As we are local, going to “The Burt” is a no brainer. The event still just seems to get bigger every year. It’s a real boost to the Southland economy and there are very few problems.
A well known NZ scooterist usually races at the Burt – 2016 event and has done so, for a while now, with no real competition. I had never been around Teretonga before, but thought “how hard can it be?”
The E Hayes & Sons Teretonga Sprint Races, are just one of the events that scooters can enter in. There isn’t a class just for scooters at the Burt and the best class to enter in, at this time, is the pre 63 girder fork.
Entering the competition, online, is reasonably straight forward but not the cheapest depending on the number of events you enter. You normally have 2-3 months available to register for an event before the registrations close, ready for racing in February. If you don’t have a newish helmet (which they check the serial number on) with D ring fasteners or a full leather race suit and boots, then you may not be able to race. A two piece leather jacket and trousers, that could be zipped around the waist, so they wouldn’t come apart, if you came off, was enough for me this year.
You could be up against anything from a Harley-Davidson WLA 750 to a Velocette KTT 350 or an Ariel Red Hunter 500. All of the bikes are older but have a lot more power, more ground clearance, bigger wheels and generally, get around the track, about 30 seconds faster than most scooters. To be fair this class is probably the slowest in the sprint race event and the organizers don’t really have a class for small engine scooters so in some ways it is a safer class.
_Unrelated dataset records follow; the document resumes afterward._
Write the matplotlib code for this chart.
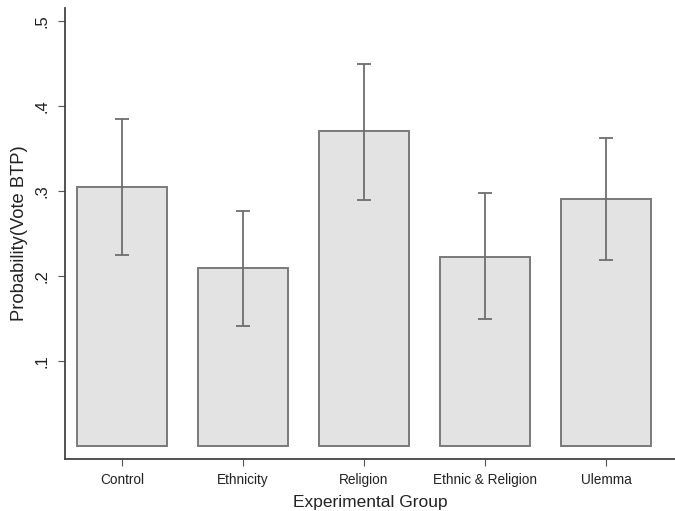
import matplotlib.pyplot as plt
from matplotlib.ticker import FuncFormatter

# Data
groups = ['Control', 'Ethnicity', 'Religion', 'Ethnic & Religion', 'Ulemma']
prob = [0.304, 0.209, 0.370, 0.222, 0.290]
ci_low = [0.224, 0.141, 0.289, 0.149, 0.219]
ci_high = [0.384, 0.276, 0.449, 0.297, 0.362]

plt.rcParams['font.family'] = ['Liberation Sans', 'DejaVu Sans']

fig = plt.figure(figsize=(6.75, 5.11), dpi=100)
ax = fig.add_axes([65 / 675, 1 - 459 / 511, 1 - 65 / 675, (459 - 8) / 511])

x = list(range(len(groups)))
err = [[p - lo for p, lo in zip(prob, ci_low)],
       [hi - p for p, hi in zip(prob, ci_high)]]

ax.bar(x, prob, width=0.745, color='#e3e3e3', edgecolor='#7a7a7a', linewidth=1.4)
ax.errorbar(x, prob, yerr=err, fmt='none', ecolor='#6e6e6e', elinewidth=1.3,
            capsize=5, capthick=1.3)

ax.set_xlim(-0.471, 4.57)
ax.set_ylim(-0.0153, 0.515)
ax.set_xticks(x)
ax.set_xticklabels(groups, fontsize=9.8)
ax.set_yticks([0.1, 0.2, 0.3, 0.4, 0.5])
ax.yaxis.set_major_formatter(FuncFormatter(lambda v, pos: ('%.1f' % v).lstrip('0')))
for lab in ax.get_yticklabels():
    lab.set_rotation(90)
    lab.set_va('center')
    lab.set_fontsize(12)

ax.tick_params(axis='both', direction='out', length=5, width=0.8, color='#555555',
               labelcolor='#222222')
ax.tick_params(axis='x', pad=5)
ax.tick_params(axis='y', pad=6)

ax.spines['top'].set_visible(False)
ax.spines['right'].set_visible(False)
for s in ['left', 'bottom']:
    ax.spines[s].set_color('#444444')
    ax.spines[s].set_linewidth(1.3)

ax.set_xlabel('Experimental Group', fontsize=12.5, color='#222222', labelpad=6)
ax.set_ylabel('Probability(Vote BTP)', fontsize=13.2, color='#222222', labelpad=5)

fig.savefig('out.png', dpi=100)
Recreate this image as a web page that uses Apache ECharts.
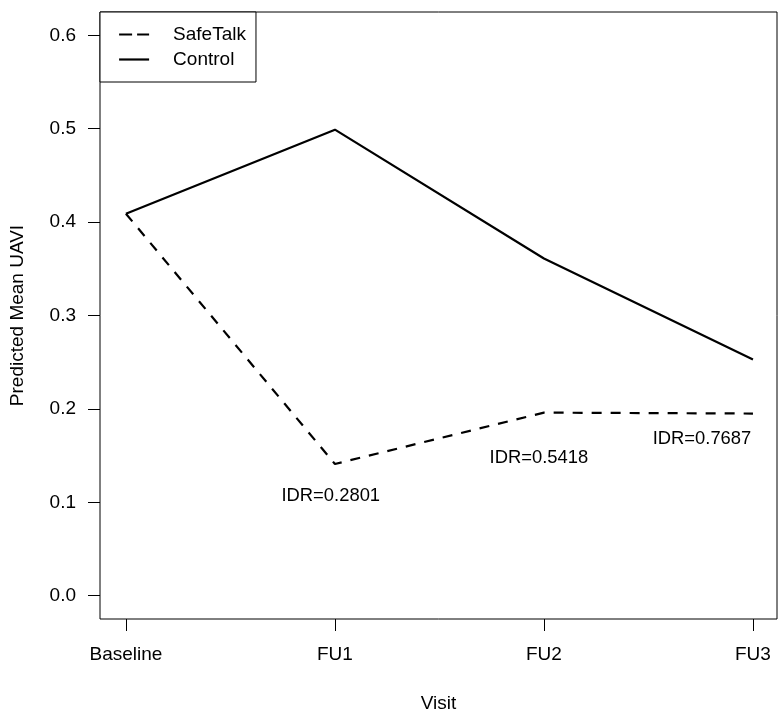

However at the end of the day, competitors are racing for points and if you are thinking about bringing a scooter to this event – be careful out there. Trying to get around that track at a reasonable speed, then getting passed by bikes you don’t hear coming, can be a little unsettling. This is quite a fast circuit, so if racing a scooter you may need to have your tuning spot on for WOT.
First time/slower riders need to wear high viz vests. These were supplied by the SMCC. There are a lot of hard working volunteers out there trying to make your experience as good as it can be and the riders meetings are informative and must be attended. The marshalls were helpful and happy to answer questions.
I had a 1961 Sportique in mind for this event but had to change to another bike after some serious rust issues in the Sportique frame presented themselves. The trusty old Bajaj was pressed into service with new tubeless rims and tyres, racing seat and a Quattrini powerplant.
If racing something slow, with poor brakes and handling is you’re bag, then bring your scooter down to the next Burt.